Klondike River Lodge fire deemed not suspicious
While the actual cause of the fire that destroyed the Klondike River Lodge on Dec. 30 has not been determined, the official word is that the blaze is no longer deemed to be suspicious in nature.
BEFORE AND AFTER – The Klondike River Lodge is seen above before the Dec. 30 fire. Below: the tire garage is seen south of the destroyed lodge, with the oil tanks behind it, as well as the gas pumps. Photo courtesy GOVERNMENT OF YUKON
DAWSON CITY – While the actual cause of the fire that destroyed the Klondike River Lodge on Dec. 30 has not been determined, the official word is that the blaze is no longer deemed to be suspicious in nature.

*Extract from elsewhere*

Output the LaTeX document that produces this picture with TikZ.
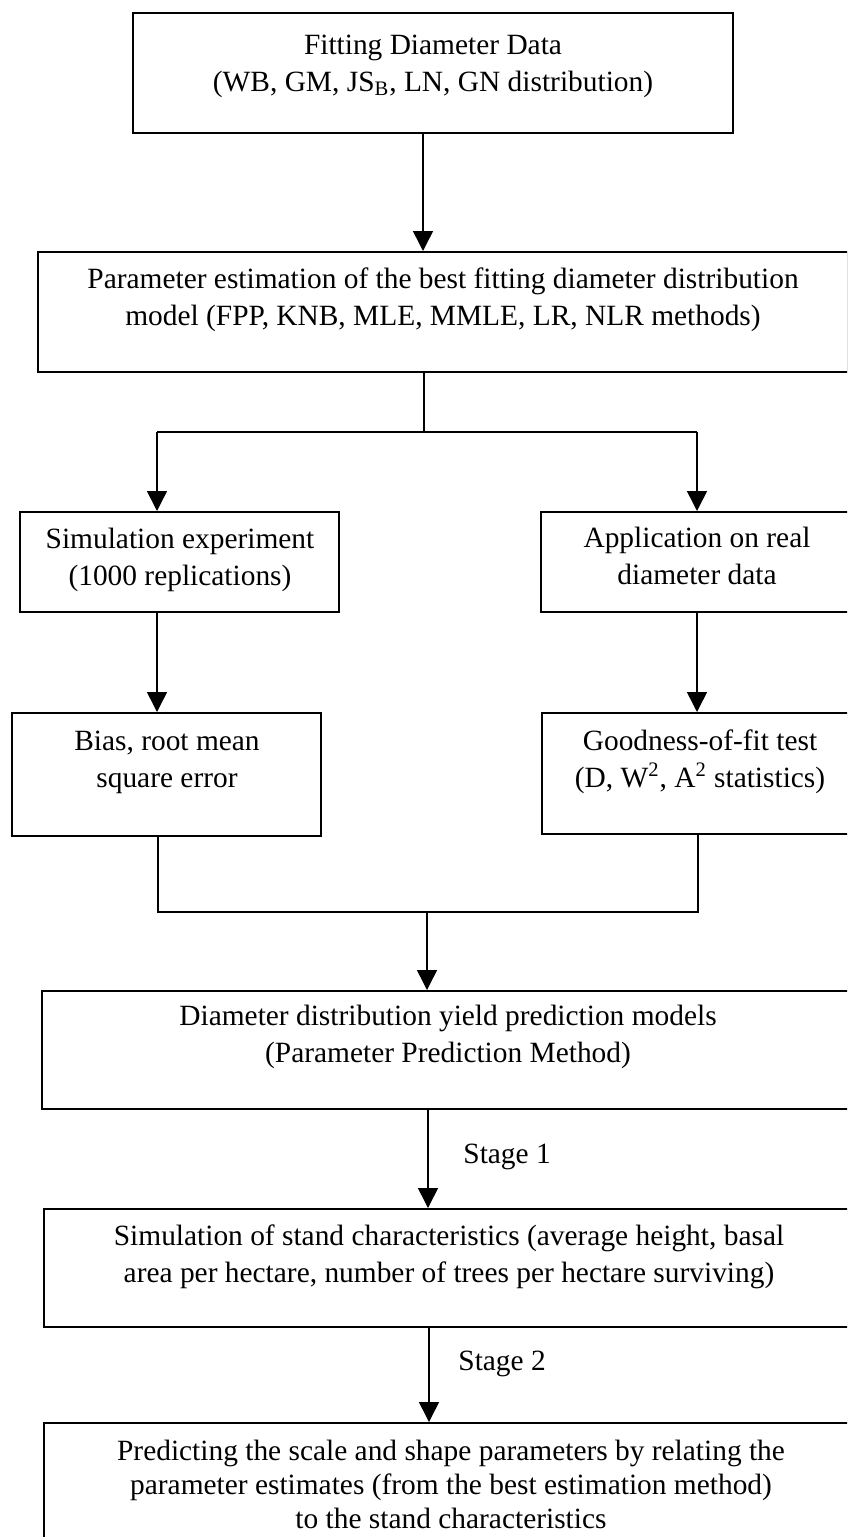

“The investigation that was concluded by the RCMP, the Yukon Fire Marshall’s office, the local fire departments, as well as the investigation carried out by the insurance company investigator, have concluded that (the fire) is not suspicious: however, the cause will go down as undetermined,” said Jim Regimbal, Dawson’s fire chief.
“It’s pointing towards electrical, but we can’t say 100 per cent.”
Fire crews from both Dawson and the Klondike Valley responded to the blaze after a call from a Department of Highways and Public Works employee reached Regimbal just after 8:00 that morning.
By the time volunteers from both detachments arrived at the scene, all that could be done was to keep the blaze from spreading to other buildings.
The fire had been burning for hours by then.
Pete Hart, a local trapper, reports that he saw the fire blazing at about 2:30 a.m. Dec. 30, but had no way to report it.
Hart further said he’d been seeing lights in the building on and off ever since it was shut down for the winter back in September 2012.
Regimbal said it was found the power had been on since the building was boarded up for the winter in order to maintain the telephone line.
There were also some renovations going on sporadically inside the building and the power may have been on for that purpose as well.
Regimbal said there was some arcing in the electrical wiring inside the building, indicating very high temperatures, but the arcing took place as a result of the fire, rather than causing it.
The flames destroyed the main building, including the rooms, convenience store and restaurant.
The staff housing, tire garage, oil tanks and pumps were not damaged.
The lodge is owned by a Northwest Territories resident.